I think kids get a bad rap and they get it quite a bit.  Ever hear people at your school site complaining about kids?  Maybe the comment is that kids are disrespectful or spoiled or acting like they think they are entitled.   Maybe you have teachers who talk each year about how the kids are just getting worse.  These kinds of conversations can be a runaway train.  I have written in the past about the teen culture and understand the concerns but blaming the kids is not constructive and we need to move away from it. I used to listen to these conversations and even join in but after a while I began to think differently.  I developed a motto for myself at my previous school and that was “These are our kids; this is their culture; we can do better!”

Let me go back in time, because I didn’t always feel this way.  I remember when I was a new counselor listening to kids tell me that the teacher had to earn their respect and that they wouldn’t respect any person who didn’t respect them first.  Wait a minute, that wasn’t the way I was brought up and I felt that the kids were coming into the classroom with the wrong attitude.  I learned to respect everyone and that is how I operate.  I wanted to inspire kids to that kind of behavior, but I eventually abandoned that idea and now think it works best when the adults model respect.  And we have some terrific teachers who are doing this.  One of our best examples is our Criminal Justice teacher.  He has a mix of students including some of our toughest students and he seems to only engender love and respect from the kids. They are learning from him both curriculum and life lessons and he never has any discipline problems.

Respect delivered over time results in nurturing relationships with kids.  This is not a quick process but when we interact with kids over time, we grow our relationships with them.  I have a group that has been meeting on Mondays at lunch since last year.  I have lunch for the the kids either pizza or Mexican food and we work on goal setting with academic, personal and social goals.  At the beginning of the school year I noticed that they were eating quite a bit more than last year.  I mentioned that to the group and they said that they are more comfortable this year with the group and that being in the group was a bit awkward at first.  I realized listening to them talk that they have grown to trust me and trust the other kids in the group.  Plus they feel like they are special.

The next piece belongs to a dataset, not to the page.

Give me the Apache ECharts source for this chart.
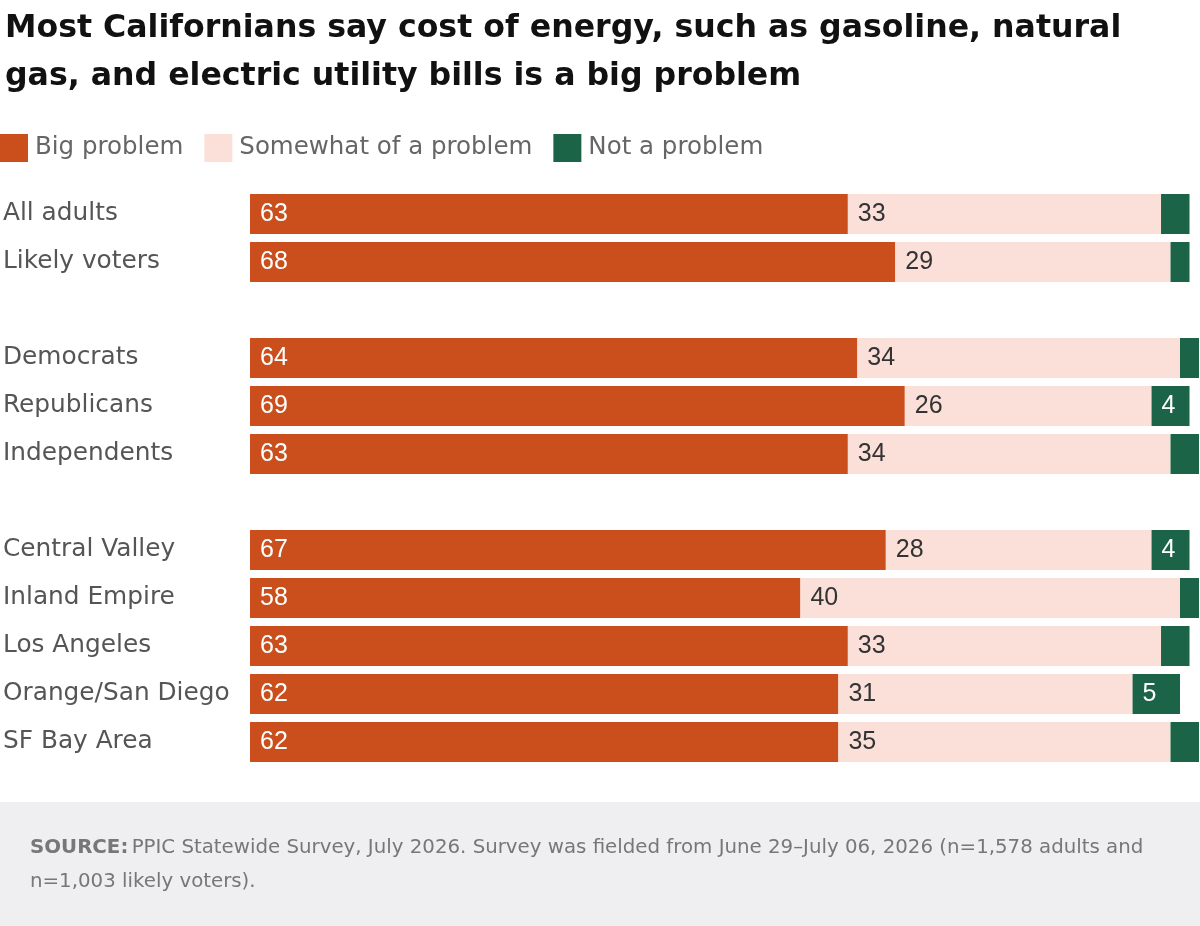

If anyone wants to understand where kids are coming from and how they got there I would suggest two books.  The first one is A Tribe Apart: A Journey into the Heart of American Adolescence by Patricia Hersch and Hurt: Inside the World of Today’s Teenagers by Chap Clark.  Even though these books were written quite a while ago (1999 and 2001 respectively and Hurt is updated), they give great insight.  I always say that there is a reason that kids do things.  This stuff doesn’t happen in a vacuum.